|TITLE:||Perceptions of the Leadership Behaviors In Georgia Title I Distinguished and Needs Improvement Middle Schools|
|RESEARCHER:||Gail M. Wincey
Tift College of Education
Mercer University (Atlanta, GA)
Unpublished Doctoral Dissertation: May 2009
The study sought to determine if there were significant differences in perceptions held by teachers and principals of principals’ leadership behavior in Georgia Title I middle schools labeled distinguished and needs improvement.

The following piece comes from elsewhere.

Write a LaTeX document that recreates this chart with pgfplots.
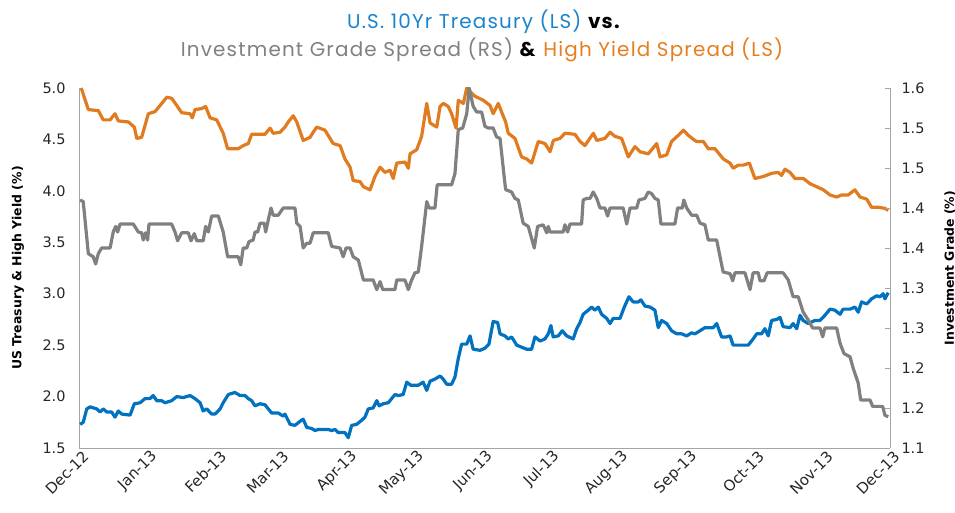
\documentclass[border=0pt]{standalone}
\usepackage{fontspec}
\usepackage{pgfplots}
\pgfplotsset{compat=1.18}
\setmainfont{DejaVu Sans}
\newfontfamily\titlefont[LetterSpace=6]{Poppins}
\definecolor{cBlue}{RGB}{0,114,192}
\definecolor{cOrange}{RGB}{225,123,32}
\definecolor{cGray}{RGB}{128,128,128}
\definecolor{tBlue}{RGB}{25,132,205}
\definecolor{tGray}{RGB}{128,128,128}
\definecolor{tOrange}{RGB}{230,125,30}
\definecolor{axisgray}{RGB}{165,165,165}
\begin{document}
\begin{tikzpicture}
\useasboundingbox (-79bp,-65bp) rectangle (876bp,448bp);
\begin{axis}[
  at={(0,0)}, anchor=south west,
  scale only axis, width=811bp, height=360bp,
  xmin=0, xmax=365, ymin=1.5, ymax=5.0,
  axis x line*=bottom, axis y line*=left,
  axis line style={draw=axisgray, line width=0.8bp, -},
  xtick={0,31,62,90,121,151,182,212,243,274,304,335,365},
  xticklabels={Dec-12,Jan-13,Feb-13,Mar-13,Apr-13,May-13,Jun-13,Jul-13,Aug-13,Sep-13,Oct-13,Nov-13,Dec-13},
  ytick={1.5,2.0,2.5,3.0,3.5,4.0,4.5,5.0},
  yticklabels={1.5,2.0,2.5,3.0,3.5,4.0,4.5,5.0},
  major tick length=0pt,
  tick label style={font=\fontsize{14.5}{16}\selectfont, text=black!85},
  xticklabel style={rotate=45, anchor=east, xshift=4bp, yshift=-9bp, font=\fontsize{15}{16}\selectfont},
  yticklabel style={anchor=east, xshift=-10bp},
  ylabel={US Treasury \& High Yield (\%)},
  ylabel style={font=\bfseries\fontsize{12.5}{14}\selectfont, at={(axis description cs:-0.0752,0.5)}, anchor=center},
]
\addplot[cOrange, line width=3.2bp, line join=round] coordinates {
(1.0,5.00)(4.2,4.79)(8.7,4.78)(10.9,4.69)(14.0,4.69)(16.2,4.75)(17.7,4.68)(22.2,4.67)(24.9,4.62)(26.0,4.51)(28.2,4.52)(31.2,4.75)(34.2,4.77)(36.5,4.83)(39.5,4.91)(41.7,4.90)(44.0,4.83)(46.2,4.76)(50.0,4.75)(51.0,4.71)(52.2,4.79)(55.2,4.80)(57.0,4.82)(59.0,4.71)(62.0,4.69)(64.9,4.56)(66.9,4.41)(71.7,4.41)(73.9,4.44)(76.2,4.46)(77.7,4.55)(83.7,4.55)(86.0,4.61)(87.4,4.56)(90.5,4.57)(92.7,4.62)(94.2,4.67)(96.4,4.73)(98.0,4.67)(100.9,4.49)(104.0,4.52)(105.4,4.57)(107.0,4.62)(110.7,4.59)(114.4,4.46)(117.5,4.44)(119.7,4.31)(122.0,4.23)(123.4,4.10)(126.5,4.09)(128.0,4.04)(131.0,4.01)(133.2,4.14)(135.5,4.23)(137.7,4.18)(140.0,4.20)(141.4,4.12)(143.0,4.27)(146.7,4.28)(148.2,4.22)(149.0,4.36)(152.0,4.40)(154.2,4.53)(156.5,4.85)(158.0,4.66)(161.0,4.62)(162.5,4.82)(164.0,4.85)(166.2,4.82)(167.7,4.75)(169.7,4.61)(170.7,4.88)(173.0,4.85)(174.5,5.00)(176.7,4.95)(178.2,4.92)(182.0,4.88)(185.0,4.83)(186.4,4.75)(188.7,4.85)(190.5,4.75)(192.0,4.67)(193.2,4.56)(196.2,4.51)(199.2,4.33)(201.5,4.31)(203.7,4.27)(206.7,4.48)(209.7,4.46)(212.0,4.38)(213.5,4.49)(216.5,4.51)(218.7,4.56)(223.2,4.55)(225.5,4.48)(227.7,4.44)(231.5,4.56)(233.0,4.49)(236.7,4.51)(239.0,4.57)(241.2,4.53)(244.2,4.51)(247.2,4.33)(250.2,4.43)(252.5,4.38)(256.2,4.36)(260.0,4.46)(261.5,4.33)(264.5,4.35)(266.7,4.48)(269.7,4.54)(272.0,4.59)(274.2,4.54)(277.2,4.49)(278.0,4.48)(281.0,4.48)(283.2,4.41)(286.2,4.41)(290.0,4.31)(293.0,4.27)(294.4,4.22)(296.7,4.25)(299.0,4.25)(301.7,4.27)(304.2,4.12)(308.0,4.14)(311.7,4.17)(314.7,4.18)(316.2,4.15)(317.7,4.21)(320.0,4.18)(322.2,4.12)(326.0,4.12)(329.0,4.07)(332.0,4.04)(335.0,4.01)(338.0,3.96)(341.0,3.94)(343.2,3.96)(346.2,3.96)(349.2,4.01)(351.5,3.94)(354.5,3.92)(356.7,3.84)(359.7,3.84)(362.7,3.83)(364.2,3.81)
};
\addplot[cBlue, line width=3.2bp, line join=round] coordinates {
(0.5,1.73)(1.9,1.75)(3.5,1.88)(5.0,1.90)(8.0,1.88)(9.5,1.85)(10.9,1.88)(12.5,1.85)(14.7,1.85)(16.2,1.80)(17.7,1.86)(19.2,1.83)(23.0,1.82)(24.9,1.93)(27.5,1.94)(29.7,1.98)(32.0,1.98)(33.4,2.01)(35.0,1.96)(37.2,1.96)(38.7,1.94)(41.7,1.96)(44.0,2.00)(46.9,1.99)(50.0,2.01)(52.2,1.98)(54.5,1.94)(55.9,1.86)(57.5,1.88)(59.7,1.83)(61.2,1.83)(63.5,1.88)(64.9,1.94)(67.2,2.02)(70.2,2.04)(72.5,2.01)(74.7,2.01)(76.2,1.98)(77.7,1.96)(79.2,1.91)(81.5,1.93)(83.7,1.92)(85.2,1.88)(86.7,1.84)(89.7,1.84)(91.9,1.81)(92.7,1.83)(95.0,1.73)(97.2,1.72)(99.5,1.76)(100.9,1.78)(102.5,1.70)(104.7,1.69)(106.2,1.67)(107.7,1.68)(109.9,1.68)(112.2,1.68)(113.7,1.67)(115.2,1.68)(116.7,1.65)(119.7,1.65)(121.2,1.60)(122.7,1.72)(125.0,1.73)(127.2,1.77)(128.7,1.80)(130.2,1.88)(132.4,1.89)(134.0,1.96)(135.1,1.91)(136.9,1.93)(139.2,1.94)(140.7,1.98)(142.2,2.02)(143.7,2.01)(145.9,2.02)(147.5,2.14)(149.3,2.11)(152.7,2.11)(154.9,2.14)(156.5,2.06)(158.0,2.15)(160.2,2.17)(162.5,2.20)(163.9,2.17)(165.5,2.12)(167.7,2.12)(169.2,2.19)(170.7,2.37)(172.2,2.51)(174.5,2.51)(176.0,2.59)(177.4,2.46)(180.5,2.45)(182.7,2.47)(184.5,2.51)(186.4,2.73)(188.4,2.72)(189.5,2.61)(191.7,2.59)(193.2,2.56)(194.7,2.58)(197.0,2.50)(199.2,2.48)(201.5,2.46)(203.7,2.46)(205.2,2.58)(207.5,2.54)(209.7,2.56)(211.2,2.61)(212.4,2.69)(213.4,2.58)(215.7,2.59)(217.5,2.64)(219.5,2.59)(222.4,2.56)(224.0,2.66)(225.5,2.72)(226.9,2.80)(229.2,2.84)(230.7,2.87)(232.2,2.84)(233.7,2.87)(235.2,2.80)(237.5,2.76)(239.0,2.71)(240.4,2.76)(243.5,2.76)(245.4,2.87)(247.5,2.97)(249.4,2.92)(251.7,2.92)(252.9,2.94)(254.7,2.88)(257.0,2.87)(259.2,2.84)(260.7,2.67)(262.2,2.74)(264.5,2.71)(266.7,2.64)(269.0,2.61)(271.2,2.61)(273.5,2.59)(275.7,2.62)(277.2,2.61)(279.5,2.64)(281.7,2.67)(285.4,2.67)(287.0,2.71)(289.2,2.58)(291.5,2.58)(293.0,2.59)(294.4,2.50)(297.5,2.50)(301.2,2.50)(303.4,2.56)(305.0,2.61)(307.2,2.61)(308.7,2.66)(310.2,2.59)(311.7,2.74)(314.0,2.75)(315.5,2.77)(316.9,2.68)(320.0,2.67)(321.4,2.71)(323.0,2.66)(324.5,2.79)(325.9,2.74)(328.2,2.71)(331.2,2.74)(333.5,2.74)(335.7,2.79)(338.0,2.85)(340.2,2.84)(342.5,2.80)(343.9,2.85)(347.0,2.85)(349.2,2.87)(350.7,2.82)(352.2,2.92)(354.5,2.90)(356.7,2.95)(359.0,2.98)(360.5,2.97)(361.9,3.00)(362.7,2.95)(364.2,3.01)
};
\end{axis}
\begin{axis}[
  at={(0,0)}, anchor=south west,
  scale only axis, width=811bp, height=360bp,
  xmin=0, xmax=365, ymin=1.10, ymax=1.55,
  axis x line=none, axis y line*=right,
  axis line style={draw=axisgray, line width=0.8bp, -},
  ytick={1.10,1.15,1.20,1.25,1.30,1.35,1.40,1.45,1.50,1.55},
  yticklabels={1.1,1.2,1.2,1.3,1.3,1.4,1.4,1.5,1.5,1.6},
  major tick length=5bp,
  tick style={draw=axisgray, line width=0.8bp},
  tick label style={font=\fontsize{14.5}{16}\selectfont, text=black!85},
  yticklabel style={anchor=west, xshift=8bp},
  ylabel={Investment Grade (\%)},
  ylabel style={font=\bfseries\fontsize{12.5}{14}\selectfont, at={(axis description cs:1.074,0.5)}, anchor=center, rotate=0},
]
\addplot[cGray, line width=3.2bp, line join=round] coordinates {
(0.5,1.410)(1.9,1.408)(4.2,1.343)(6.4,1.339)(7.5,1.330)(8.7,1.343)(10.2,1.350)(14.0,1.350)(15.4,1.370)(16.5,1.377)(17.4,1.370)(18.5,1.380)(24.4,1.380)(26.7,1.370)(28.2,1.369)(28.9,1.360)(30.0,1.369)(30.9,1.360)(31.5,1.380)(41.7,1.380)(43.2,1.370)(44.4,1.359)(46.2,1.369)(49.2,1.369)(50.4,1.359)(51.9,1.368)(53.0,1.359)(55.9,1.359)(57.0,1.377)(58.2,1.370)(59.7,1.390)(62.7,1.390)(64.9,1.370)(66.9,1.339)(71.7,1.339)(72.8,1.329)(73.9,1.350)(75.5,1.350)(76.5,1.358)(78.4,1.360)(79.2,1.370)(80.4,1.370)(81.5,1.381)(83.4,1.381)(84.0,1.370)(85.5,1.389)(86.4,1.400)(87.4,1.391)(89.7,1.391)(91.9,1.400)(97.2,1.400)(98.0,1.381)(99.5,1.377)(100.9,1.350)(102.5,1.356)(104.0,1.356)(105.4,1.369)(112.2,1.369)(113.7,1.352)(117.5,1.350)(118.9,1.339)(120.2,1.350)(122.0,1.350)(123.4,1.339)(125.7,1.335)(128.0,1.310)(132.4,1.310)(134.0,1.298)(135.5,1.308)(136.7,1.298)(142.2,1.298)(143.0,1.310)(146.7,1.310)(148.2,1.298)(149.7,1.310)(151.2,1.319)(152.7,1.320)(154.2,1.352)(156.5,1.408)(157.6,1.400)(160.2,1.400)(161.2,1.429)(167.7,1.429)(169.2,1.443)(170.7,1.498)(172.7,1.500)(174.5,1.518)(175.6,1.550)(177.4,1.527)(179.0,1.520)(181.2,1.520)(182.7,1.502)(184.2,1.500)(186.4,1.500)(187.9,1.489)(189.5,1.487)(191.0,1.448)(192.0,1.423)(194.7,1.420)(196.2,1.412)(197.7,1.410)(199.9,1.381)(202.2,1.377)(204.9,1.350)(206.4,1.377)(208.9,1.379)(210.5,1.369)(211.2,1.377)(212.0,1.370)(217.9,1.370)(218.7,1.379)(219.9,1.370)(221.0,1.380)(226.2,1.380)(226.9,1.410)(228.5,1.412)(230.0,1.412)(231.4,1.420)(233.0,1.412)(234.5,1.400)(236.7,1.400)(237.9,1.390)(239.0,1.400)(244.9,1.400)(246.5,1.380)(248.0,1.400)(251.0,1.400)(252.0,1.410)(254.7,1.412)(256.2,1.420)(257.7,1.418)(259.2,1.412)(260.7,1.410)(261.9,1.380)(268.2,1.380)(269.4,1.400)(271.5,1.400)(272.2,1.410)(273.5,1.400)(275.7,1.391)(278.0,1.391)(279.5,1.381)(281.7,1.379)(283.2,1.360)(287.0,1.360)(288.5,1.339)(289.9,1.320)(293.0,1.318)(294.2,1.309)(295.2,1.319)(299.7,1.319)(302.0,1.298)(303.4,1.319)(305.7,1.319)(306.5,1.309)(308.3,1.309)(309.7,1.319)(316.9,1.319)(319.2,1.310)(321.4,1.289)(323.7,1.289)(325.9,1.270)(328.2,1.260)(330.2,1.250)(333.5,1.250)(334.7,1.239)(335.7,1.250)(341.0,1.250)(342.5,1.231)(344.3,1.218)(347.0,1.214)(348.4,1.200)(350.7,1.181)(351.8,1.160)(356.0,1.160)(357.2,1.152)(361.7,1.152)(362.7,1.141)(364.2,1.139)
};
\end{axis}
\node[anchor=base] at (405bp,419bp) {\titlefont\fontsize{20}{22}\selectfont\textcolor{tBlue}{U.S. 10Yr Treasury (LS)} \textbf{vs.}};
\node[anchor=base] at (403bp,391bp) {\titlefont\fontsize{20}{22}\selectfont\textcolor{tGray}{Investment Grade Spread (RS)} \textbf{\&} \textcolor{tOrange}{High Yield Spread (LS)}};
\end{tikzpicture}
\end{document}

The research sample consisted of 26 school districts that encompassed 34 Georgia Title I middle schools. The participants were from 22 school districts located in a variety of geographical areas within Georgia. The size of the 22 school districts, based on the number of schools in the system, included three systems with more than 25 schools, three systems with 15-24 schools, seven with 5-14 schools, and eight with 3-4 schools. Out of the 24 Leadership Practices Inventory (Self) surveys mailed, 20 were returned (83% response rate) and of the 210 LPI-Observer surveys mailed, 120 were returned (57% response rate). The distinguished schools had a response rate of 62% and the needs improvement schools’ response rate was 64%.
Overall, no significant differences were found between principals in the distinguished and needs improvement schools on any of the five leadership practices. This was also true for between the teachers in these two categories of schools. However, three significant differences were found in perceptions of leadership behavior between teachers and principals in Georgia Title I distinguished and needs improvement middle schools. The leadership behaviors Enable Others to Act and Encourage the Heart resulted in a significant difference in the perceptions between principals and teachers in distinguished schools. Also, the leadership behavior Enable Others to Act resulted in a significant difference between principals’ and teachers’ perceptions in needs improvement schools. In these cases the responses from principals were higher than those from their teachers. These findings, according to the author, “contribute to understanding perceptions of teachers and principals which, in turn, influences student achievement and school AYP status.”